GIVEN EXERCISE: Do not copy the pictures; transcribe all other material exactly.

SOURCE EXCERPT:
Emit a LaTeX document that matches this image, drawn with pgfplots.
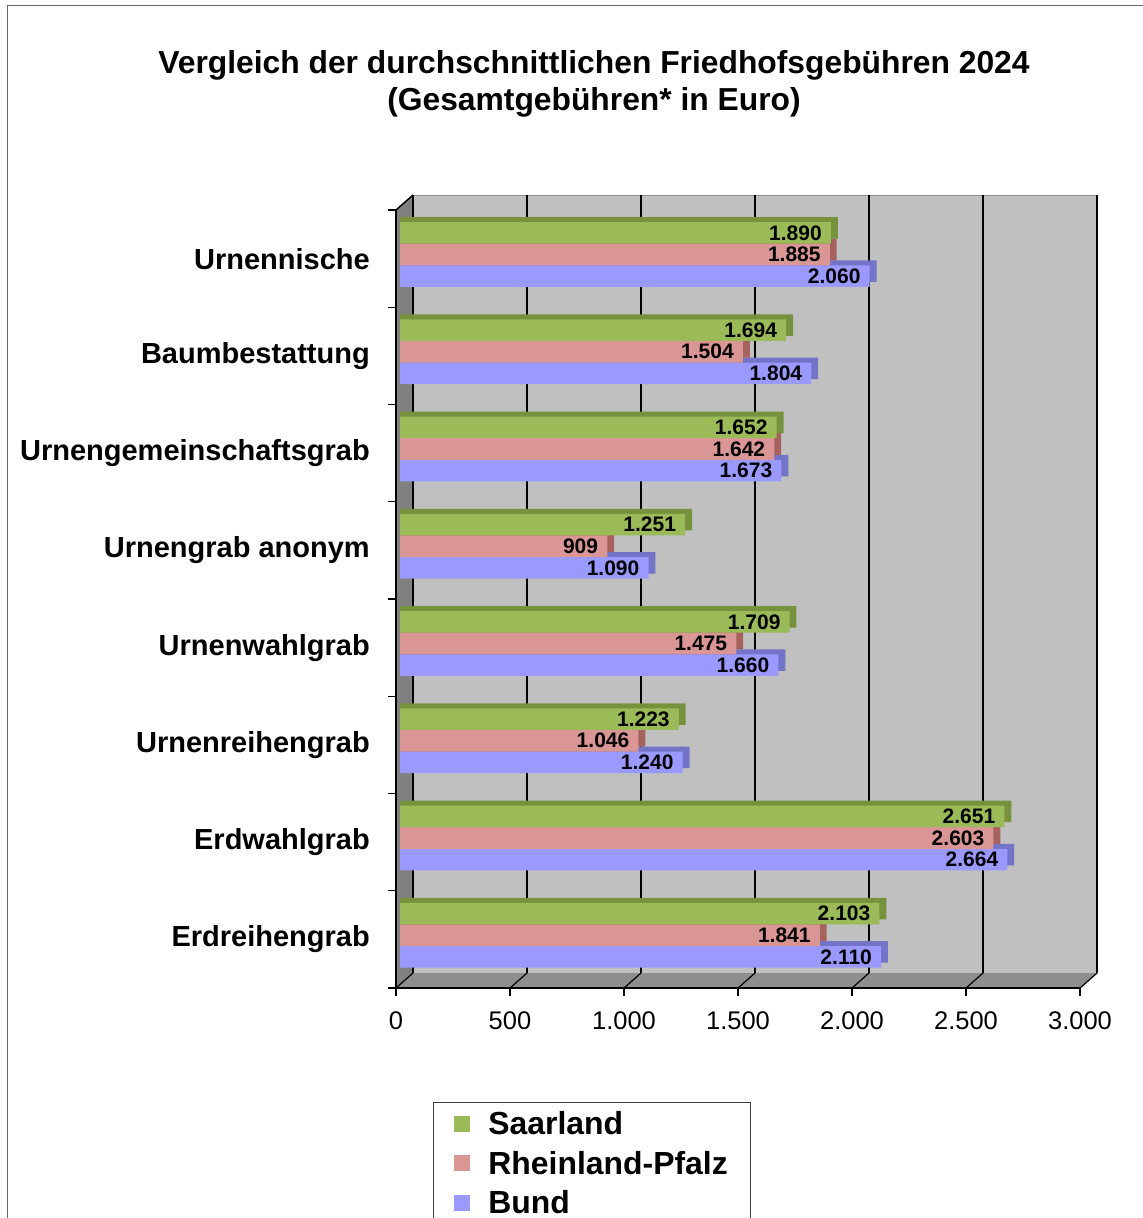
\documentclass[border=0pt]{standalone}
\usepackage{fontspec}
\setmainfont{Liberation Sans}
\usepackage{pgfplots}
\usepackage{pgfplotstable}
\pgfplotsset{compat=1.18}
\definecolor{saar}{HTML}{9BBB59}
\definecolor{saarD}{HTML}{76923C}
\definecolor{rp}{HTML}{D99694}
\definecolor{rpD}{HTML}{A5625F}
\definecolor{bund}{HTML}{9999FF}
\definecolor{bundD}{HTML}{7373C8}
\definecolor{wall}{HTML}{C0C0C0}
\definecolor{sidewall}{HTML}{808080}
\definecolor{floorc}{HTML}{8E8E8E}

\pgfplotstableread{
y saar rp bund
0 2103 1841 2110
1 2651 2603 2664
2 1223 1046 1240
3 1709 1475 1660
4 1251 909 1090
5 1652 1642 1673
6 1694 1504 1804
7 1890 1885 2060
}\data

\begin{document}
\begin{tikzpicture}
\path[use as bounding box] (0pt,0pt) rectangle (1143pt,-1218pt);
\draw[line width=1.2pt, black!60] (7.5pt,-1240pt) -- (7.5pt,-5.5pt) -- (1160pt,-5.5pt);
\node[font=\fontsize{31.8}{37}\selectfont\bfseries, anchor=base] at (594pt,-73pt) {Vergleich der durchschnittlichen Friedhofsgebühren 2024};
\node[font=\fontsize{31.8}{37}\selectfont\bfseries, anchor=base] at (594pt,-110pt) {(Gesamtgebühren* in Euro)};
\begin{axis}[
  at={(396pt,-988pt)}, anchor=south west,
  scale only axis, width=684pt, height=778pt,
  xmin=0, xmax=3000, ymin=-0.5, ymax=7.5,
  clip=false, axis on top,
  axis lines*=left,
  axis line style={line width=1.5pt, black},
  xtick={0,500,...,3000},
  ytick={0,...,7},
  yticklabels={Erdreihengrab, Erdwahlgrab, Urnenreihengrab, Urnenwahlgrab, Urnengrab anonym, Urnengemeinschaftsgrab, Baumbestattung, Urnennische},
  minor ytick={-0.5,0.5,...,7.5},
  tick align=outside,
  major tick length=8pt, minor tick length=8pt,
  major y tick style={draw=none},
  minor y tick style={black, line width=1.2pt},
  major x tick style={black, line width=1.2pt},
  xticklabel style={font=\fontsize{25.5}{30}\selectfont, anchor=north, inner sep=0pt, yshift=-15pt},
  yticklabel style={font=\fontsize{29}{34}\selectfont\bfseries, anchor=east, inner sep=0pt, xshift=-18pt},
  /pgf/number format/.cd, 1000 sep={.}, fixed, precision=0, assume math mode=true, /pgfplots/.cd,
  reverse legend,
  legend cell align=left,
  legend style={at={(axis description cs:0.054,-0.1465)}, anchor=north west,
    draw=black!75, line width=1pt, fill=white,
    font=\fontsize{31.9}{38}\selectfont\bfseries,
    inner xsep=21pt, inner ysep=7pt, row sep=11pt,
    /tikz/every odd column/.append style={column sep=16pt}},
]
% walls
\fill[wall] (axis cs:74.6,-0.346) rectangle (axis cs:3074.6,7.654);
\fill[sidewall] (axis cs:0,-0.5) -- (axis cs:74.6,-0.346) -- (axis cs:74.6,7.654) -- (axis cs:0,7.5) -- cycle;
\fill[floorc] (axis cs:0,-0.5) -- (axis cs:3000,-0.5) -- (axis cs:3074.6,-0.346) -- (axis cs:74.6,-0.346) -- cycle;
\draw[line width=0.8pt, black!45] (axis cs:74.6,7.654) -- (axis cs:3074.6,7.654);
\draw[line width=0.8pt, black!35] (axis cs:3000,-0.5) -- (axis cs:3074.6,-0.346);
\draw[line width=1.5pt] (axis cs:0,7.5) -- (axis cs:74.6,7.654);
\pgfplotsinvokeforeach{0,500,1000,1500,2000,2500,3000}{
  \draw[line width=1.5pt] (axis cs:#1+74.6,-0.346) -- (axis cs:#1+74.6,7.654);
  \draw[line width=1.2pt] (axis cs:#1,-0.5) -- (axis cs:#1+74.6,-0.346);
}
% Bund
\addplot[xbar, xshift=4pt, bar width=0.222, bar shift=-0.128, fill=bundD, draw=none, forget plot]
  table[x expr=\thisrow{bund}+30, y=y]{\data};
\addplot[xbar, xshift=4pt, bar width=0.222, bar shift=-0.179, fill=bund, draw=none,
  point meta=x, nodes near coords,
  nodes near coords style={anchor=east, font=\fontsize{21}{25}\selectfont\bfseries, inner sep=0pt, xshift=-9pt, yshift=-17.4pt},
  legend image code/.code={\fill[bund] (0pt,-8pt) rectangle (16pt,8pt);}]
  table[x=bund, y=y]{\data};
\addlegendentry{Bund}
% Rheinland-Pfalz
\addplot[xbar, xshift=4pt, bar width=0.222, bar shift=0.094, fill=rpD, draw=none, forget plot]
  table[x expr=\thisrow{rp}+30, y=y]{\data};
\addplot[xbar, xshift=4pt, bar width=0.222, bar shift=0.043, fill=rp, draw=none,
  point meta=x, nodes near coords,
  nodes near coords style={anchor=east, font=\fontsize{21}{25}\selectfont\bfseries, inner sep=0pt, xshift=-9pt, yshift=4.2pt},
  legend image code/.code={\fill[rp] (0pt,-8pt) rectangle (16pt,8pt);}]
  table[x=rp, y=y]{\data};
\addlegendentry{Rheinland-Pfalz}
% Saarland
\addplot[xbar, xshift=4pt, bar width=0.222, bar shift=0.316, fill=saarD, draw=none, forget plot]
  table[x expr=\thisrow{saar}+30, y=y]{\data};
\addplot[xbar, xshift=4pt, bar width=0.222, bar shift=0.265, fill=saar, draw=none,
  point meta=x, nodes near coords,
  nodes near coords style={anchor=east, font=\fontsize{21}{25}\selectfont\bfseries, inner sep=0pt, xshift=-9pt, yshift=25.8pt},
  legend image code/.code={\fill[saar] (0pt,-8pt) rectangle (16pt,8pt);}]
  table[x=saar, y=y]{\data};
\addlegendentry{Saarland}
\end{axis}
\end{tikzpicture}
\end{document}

RESPONSE TO THIS TASK:
Emit a LaTeX document that matches this image, drawn with pgfplots.
\documentclass[border=0pt]{standalone}
\usepackage{fontspec}
\setmainfont{Liberation Sans}
\usepackage{pgfplots}
\usepackage{pgfplotstable}
\pgfplotsset{compat=1.18}
\definecolor{saar}{HTML}{9BBB59}
\definecolor{saarD}{HTML}{76923C}
\definecolor{rp}{HTML}{D99694}
\definecolor{rpD}{HTML}{A5625F}
\definecolor{bund}{HTML}{9999FF}
\definecolor{bundD}{HTML}{7373C8}
\definecolor{wall}{HTML}{C0C0C0}
\definecolor{sidewall}{HTML}{808080}
\definecolor{floorc}{HTML}{8E8E8E}

\pgfplotstableread{
y saar rp bund
0 2103 1841 2110
1 2651 2603 2664
2 1223 1046 1240
3 1709 1475 1660
4 1251 909 1090
5 1652 1642 1673
6 1694 1504 1804
7 1890 1885 2060
}\data

\begin{document}
\begin{tikzpicture}
\path[use as bounding box] (0pt,0pt) rectangle (1143pt,-1218pt);
\draw[line width=1.2pt, black!60] (7.5pt,-1240pt) -- (7.5pt,-5.5pt) -- (1160pt,-5.5pt);
\node[font=\fontsize{31.8}{37}\selectfont\bfseries, anchor=base] at (594pt,-73pt) {Vergleich der durchschnittlichen Friedhofsgebühren 2024};
\node[font=\fontsize{31.8}{37}\selectfont\bfseries, anchor=base] at (594pt,-110pt) {(Gesamtgebühren* in Euro)};
\begin{axis}[
  at={(396pt,-988pt)}, anchor=south west,
  scale only axis, width=684pt, height=778pt,
  xmin=0, xmax=3000, ymin=-0.5, ymax=7.5,
  clip=false, axis on top,
  axis lines*=left,
  axis line style={line width=1.5pt, black},
  xtick={0,500,...,3000},
  ytick={0,...,7},
  yticklabels={Erdreihengrab, Erdwahlgrab, Urnenreihengrab, Urnenwahlgrab, Urnengrab anonym, Urnengemeinschaftsgrab, Baumbestattung, Urnennische},
  minor ytick={-0.5,0.5,...,7.5},
  tick align=outside,
  major tick length=8pt, minor tick length=8pt,
  major y tick style={draw=none},
  minor y tick style={black, line width=1.2pt},
  major x tick style={black, line width=1.2pt},
  xticklabel style={font=\fontsize{25.5}{30}\selectfont, anchor=north, inner sep=0pt, yshift=-15pt},
  yticklabel style={font=\fontsize{29}{34}\selectfont\bfseries, anchor=east, inner sep=0pt, xshift=-18pt},
  /pgf/number format/.cd, 1000 sep={.}, fixed, precision=0, assume math mode=true, /pgfplots/.cd,
  reverse legend,
  legend cell align=left,
  legend style={at={(axis description cs:0.054,-0.1465)}, anchor=north west,
    draw=black!75, line width=1pt, fill=white,
    font=\fontsize{31.9}{38}\selectfont\bfseries,
    inner xsep=21pt, inner ysep=7pt, row sep=11pt,
    /tikz/every odd column/.append style={column sep=16pt}},
]
% walls
\fill[wall] (axis cs:74.6,-0.346) rectangle (axis cs:3074.6,7.654);
\fill[sidewall] (axis cs:0,-0.5) -- (axis cs:74.6,-0.346) -- (axis cs:74.6,7.654) -- (axis cs:0,7.5) -- cycle;
\fill[floorc] (axis cs:0,-0.5) -- (axis cs:3000,-0.5) -- (axis cs:3074.6,-0.346) -- (axis cs:74.6,-0.346) -- cycle;
\draw[line width=0.8pt, black!45] (axis cs:74.6,7.654) -- (axis cs:3074.6,7.654);
\draw[line width=0.8pt, black!35] (axis cs:3000,-0.5) -- (axis cs:3074.6,-0.346);
\draw[line width=1.5pt] (axis cs:0,7.5) -- (axis cs:74.6,7.654);
\pgfplotsinvokeforeach{0,500,1000,1500,2000,2500,3000}{
  \draw[line width=1.5pt] (axis cs:#1+74.6,-0.346) -- (axis cs:#1+74.6,7.654);
  \draw[line width=1.2pt] (axis cs:#1,-0.5) -- (axis cs:#1+74.6,-0.346);
}
% Bund
\addplot[xbar, xshift=4pt, bar width=0.222, bar shift=-0.128, fill=bundD, draw=none, forget plot]
  table[x expr=\thisrow{bund}+30, y=y]{\data};
\addplot[xbar, xshift=4pt, bar width=0.222, bar shift=-0.179, fill=bund, draw=none,
  point meta=x, nodes near coords,
  nodes near coords style={anchor=east, font=\fontsize{21}{25}\selectfont\bfseries, inner sep=0pt, xshift=-9pt, yshift=-17.4pt},
  legend image code/.code={\fill[bund] (0pt,-8pt) rectangle (16pt,8pt);}]
  table[x=bund, y=y]{\data};
\addlegendentry{Bund}
% Rheinland-Pfalz
\addplot[xbar, xshift=4pt, bar width=0.222, bar shift=0.094, fill=rpD, draw=none, forget plot]
  table[x expr=\thisrow{rp}+30, y=y]{\data};
\addplot[xbar, xshift=4pt, bar width=0.222, bar shift=0.043, fill=rp, draw=none,
  point meta=x, nodes near coords,
  nodes near coords style={anchor=east, font=\fontsize{21}{25}\selectfont\bfseries, inner sep=0pt, xshift=-9pt, yshift=4.2pt},
  legend image code/.code={\fill[rp] (0pt,-8pt) rectangle (16pt,8pt);}]
  table[x=rp, y=y]{\data};
\addlegendentry{Rheinland-Pfalz}
% Saarland
\addplot[xbar, xshift=4pt, bar width=0.222, bar shift=0.316, fill=saarD, draw=none, forget plot]
  table[x expr=\thisrow{saar}+30, y=y]{\data};
\addplot[xbar, xshift=4pt, bar width=0.222, bar shift=0.265, fill=saar, draw=none,
  point meta=x, nodes near coords,
  nodes near coords style={anchor=east, font=\fontsize{21}{25}\selectfont\bfseries, inner sep=0pt, xshift=-9pt, yshift=25.8pt},
  legend image code/.code={\fill[saar] (0pt,-8pt) rectangle (16pt,8pt);}]
  table[x=saar, y=y]{\data};
\addlegendentry{Saarland}
\end{axis}
\end{tikzpicture}
\end{document}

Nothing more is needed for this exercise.